++++ SUPPLIED DATA ++++

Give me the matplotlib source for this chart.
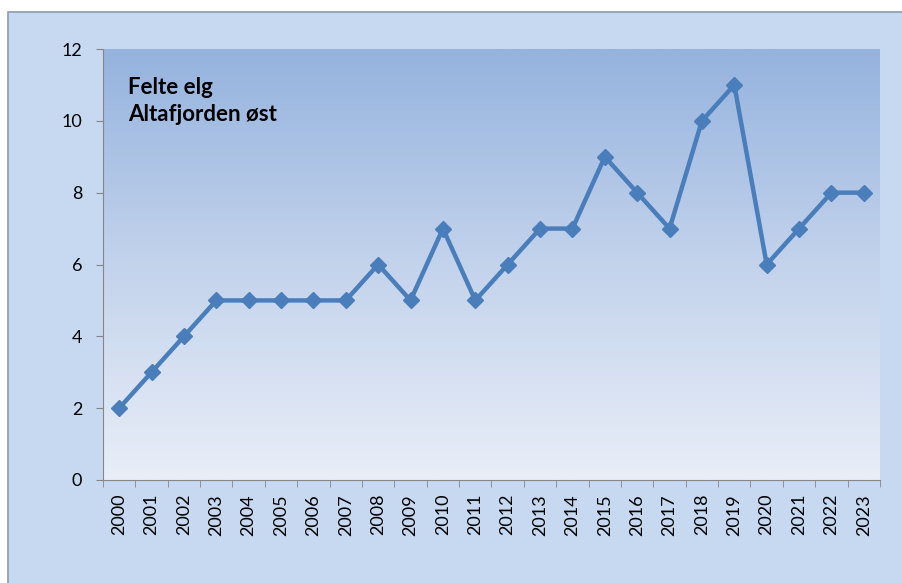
import matplotlib
matplotlib.use("Agg")
import matplotlib.pyplot as plt
import numpy as np
from matplotlib.patches import Rectangle
from matplotlib.colors import LinearSegmentedColormap

years = [str(y) for y in range(2000, 2024)]
felte = [2, 3, 4, 5, 5, 5, 5, 5, 6, 5, 7, 5, 6, 7, 7, 9, 8, 7, 10, 11, 6, 7, 8, 8]
yticks = [0, 2, 4, 6, 8, 10, 12]

plt.rcParams['font.family'] = ['Lato', 'DejaVu Sans']

W, H = 903, 583
fig = plt.figure(figsize=(W / 100, H / 100), dpi=100)
fig.patch.set_facecolor('white')
fig.patches.append(Rectangle((8 / W, -0.05), 1.1, 1.05 - 12 / H, transform=fig.transFigure,
                             facecolor='#c6d9f1', edgecolor='#8c9bb0', linewidth=1.2, zorder=-5))

ax = fig.add_axes([103 / W, 1 - 480 / H, (880 - 103) / W, (480 - 49) / H])
ax.set_facecolor('none')
ax.set_zorder(2)

cmap = LinearSegmentedColormap.from_list('g', ['#95b3de', '#c3d3ec', '#e9eef8'])
grad = np.linspace(0, 1, 256).reshape(-1, 1)
ax.imshow(grad, aspect='auto', cmap=cmap, extent=(0, 1, 0, 1), transform=ax.transAxes, zorder=0)

x = np.arange(len(years))
ax.plot(x, felte, color='#4a7ebb', linewidth=3.2, marker='D', markersize=8.5, zorder=3)

ax.set_xlim(-0.5, len(years) - 0.5)
ax.set_ylim(0, 12)
ax.set_yticks(yticks)
ax.set_yticklabels([str(v) for v in yticks], fontsize=13)
ax.set_xticks(x)
ax.set_xticklabels(years, rotation=90, fontsize=13)
ax.tick_params(axis='x', which='major', length=0, pad=10)
ax.set_xticks(np.arange(-0.5, len(years), 1), minor=True)
ax.tick_params(axis='x', which='minor', length=5, color='#868686', direction='out')
ax.tick_params(axis='y', length=5, color='#868686', direction='out', pad=10)

for s in ['top', 'right']:
    ax.spines[s].set_visible(False)
for s in ['left', 'bottom']:
    ax.spines[s].set_color('#868686')

ax.text(0.032, 0.935, 'Felte elg\nAltafjorden øst', transform=ax.transAxes, fontsize=16,
        fontweight='bold', va='top', ha='left', linespacing=1.35, color='black')

fig.savefig('out.png', dpi=100)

++++

# WHAT IS EXPECTED:
Copy the material above in full and exactly, skipping pictures.

# RESPONSE BELOW:
Give me the matplotlib source for this chart.
import matplotlib
matplotlib.use("Agg")
import matplotlib.pyplot as plt
import numpy as np
from matplotlib.patches import Rectangle
from matplotlib.colors import LinearSegmentedColormap

years = [str(y) for y in range(2000, 2024)]
felte = [2, 3, 4, 5, 5, 5, 5, 5, 6, 5, 7, 5, 6, 7, 7, 9, 8, 7, 10, 11, 6, 7, 8, 8]
yticks = [0, 2, 4, 6, 8, 10, 12]

plt.rcParams['font.family'] = ['Lato', 'DejaVu Sans']

W, H = 903, 583
fig = plt.figure(figsize=(W / 100, H / 100), dpi=100)
fig.patch.set_facecolor('white')
fig.patches.append(Rectangle((8 / W, -0.05), 1.1, 1.05 - 12 / H, transform=fig.transFigure,
                             facecolor='#c6d9f1', edgecolor='#8c9bb0', linewidth=1.2, zorder=-5))

ax = fig.add_axes([103 / W, 1 - 480 / H, (880 - 103) / W, (480 - 49) / H])
ax.set_facecolor('none')
ax.set_zorder(2)

cmap = LinearSegmentedColormap.from_list('g', ['#95b3de', '#c3d3ec', '#e9eef8'])
grad = np.linspace(0, 1, 256).reshape(-1, 1)
ax.imshow(grad, aspect='auto', cmap=cmap, extent=(0, 1, 0, 1), transform=ax.transAxes, zorder=0)

x = np.arange(len(years))
ax.plot(x, felte, color='#4a7ebb', linewidth=3.2, marker='D', markersize=8.5, zorder=3)

ax.set_xlim(-0.5, len(years) - 0.5)
ax.set_ylim(0, 12)
ax.set_yticks(yticks)
ax.set_yticklabels([str(v) for v in yticks], fontsize=13)
ax.set_xticks(x)
ax.set_xticklabels(years, rotation=90, fontsize=13)
ax.tick_params(axis='x', which='major', length=0, pad=10)
ax.set_xticks(np.arange(-0.5, len(years), 1), minor=True)
ax.tick_params(axis='x', which='minor', length=5, color='#868686', direction='out')
ax.tick_params(axis='y', length=5, color='#868686', direction='out', pad=10)

for s in ['top', 'right']:
    ax.spines[s].set_visible(False)
for s in ['left', 'bottom']:
    ax.spines[s].set_color('#868686')

ax.text(0.032, 0.935, 'Felte elg\nAltafjorden øst', transform=ax.transAxes, fontsize=16,
        fontweight='bold', va='top', ha='left', linespacing=1.35, color='black')

fig.savefig('out.png', dpi=100)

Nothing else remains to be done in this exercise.